Forse se la critica (la critica acritica che è la stessa sia in Germania che in Italia) tornasse ad un livello di onestà e competenza professionale e se scrivesse che A è A invece di mentire che A è Z, anche il nostro berlinese apprenderebbe di scegliere fra un concerto di Blomstedt e il Macbeth dove urla una pseudo-diva. Quando si cambierà la prospettiva sull'opera quale Gesamtkunstwerk come l'intendono oggi in modo falsissimo e dilletantissimo, e quando una pessima cantante sarà giudicata come tale invece di essere lodata come una brava ed "espressiva" attrice, si potrà anche scrivere diversamente queste recensioni che confondano tutti i registri di questo arte complesso che è l'opera. Forse il problema oggi non è cosi tanto la sparizione della priorità assoluta del canto sugli altri elementi nell'opera, quanto il vero disastro è questa amalgamazione degli elementi in cui ciascuno è giudicato per/con qualcos'altro e mai per quello che è la sua funzione. Anche nel passato c'erano produzioni in cui l'elemento privilegiato era o il direttore o il regista o il cantante ed il merito andava rispettivamente a chi era al centro della produzione. Ma se il merito andava piuttosto al direttore e se un Trovatore poteva essere chiamato "il Trovatore di Karajan" piuttosto che "il Trovatore di Domingo", questo non vuole dire che il cantante con si giudicava come tale, ma risultava semplicemente meno convicente ("spiccava" meno) e veniva giudicato quale cantante. Oggi non si sa nemmeno per che cosa si giudicano i vari artisti, questa amalgamazione di cui parlo tocca profondamente il livello primordiale della presentazione e del "sorgimento" stesso della voce, del suono, del gesto, del quadro. Questa confusione non permete nessuna distinzione fra i vari componenti artistici dell'opera. E' cosi che poi dal laboratorio esce un Frankenstein come Anna Smirnova.
Cara Giuditta, io so solo che non avrei avuto dubbi. Del resto non capisco come si possano averne fra un concerto di Blomstedt con i Berliner ed una mediocre serata (fra l'altro, mediocre a prima vista) alla Deutsche Oper, teatro che dopo la partenza di Thielemann è scaduto nel più assoluto provincialismo.
Ciao
Marco Ninci
Caro Marco,
se la Deutsche Oper è provinciale, allora la Staatsoper (teatro "di" Barenboim) eccede ogni possibilità di definizione.

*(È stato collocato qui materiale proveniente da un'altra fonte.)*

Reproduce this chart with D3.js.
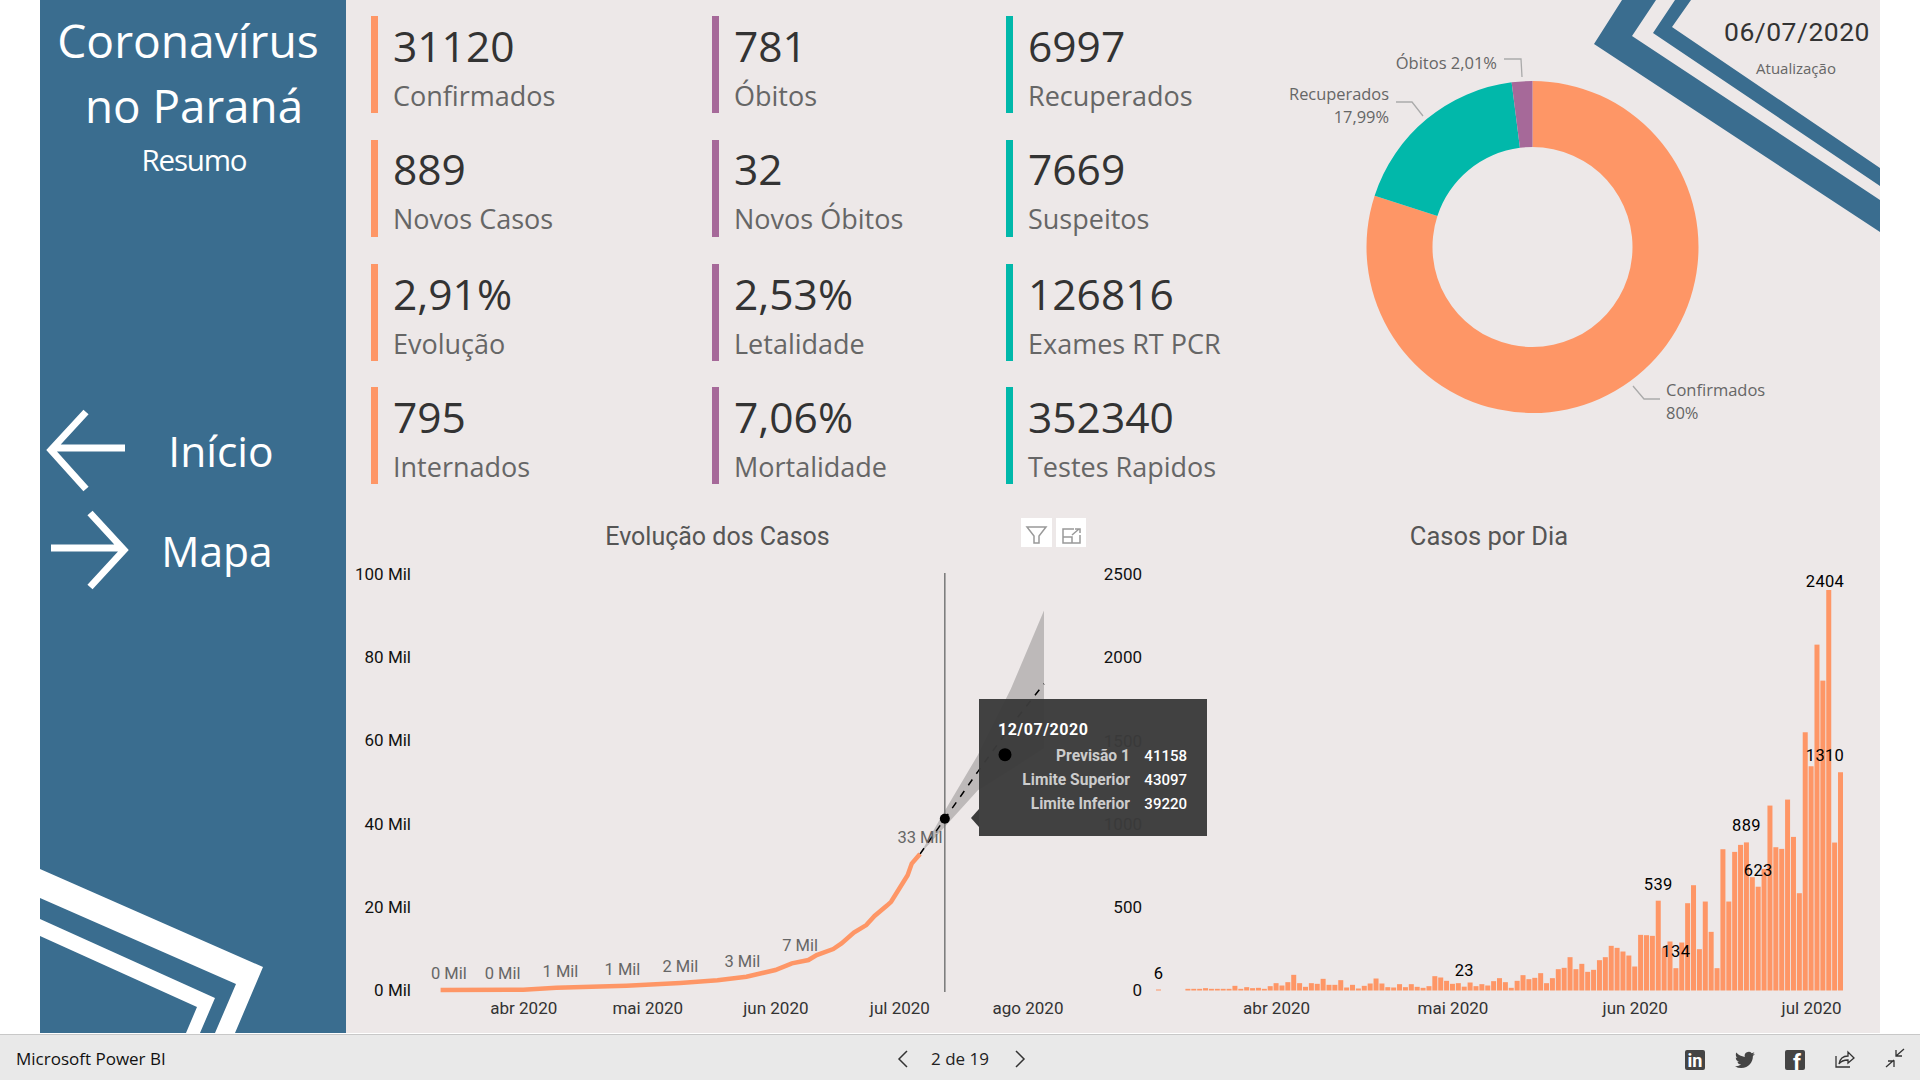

Cara Giuditta, non posso essere d'accordo. Bastano due produzioni con Rattle per mettere l'Unter den Linden al di sopra della Deutsche Oper, dove non appare un direttore superiore alla mediocrità e non è che i cantanti si coprano di gloria. Lasciando perdere poi la stagione concertistica dell'Unter den Linden, una delle migliori della Germania.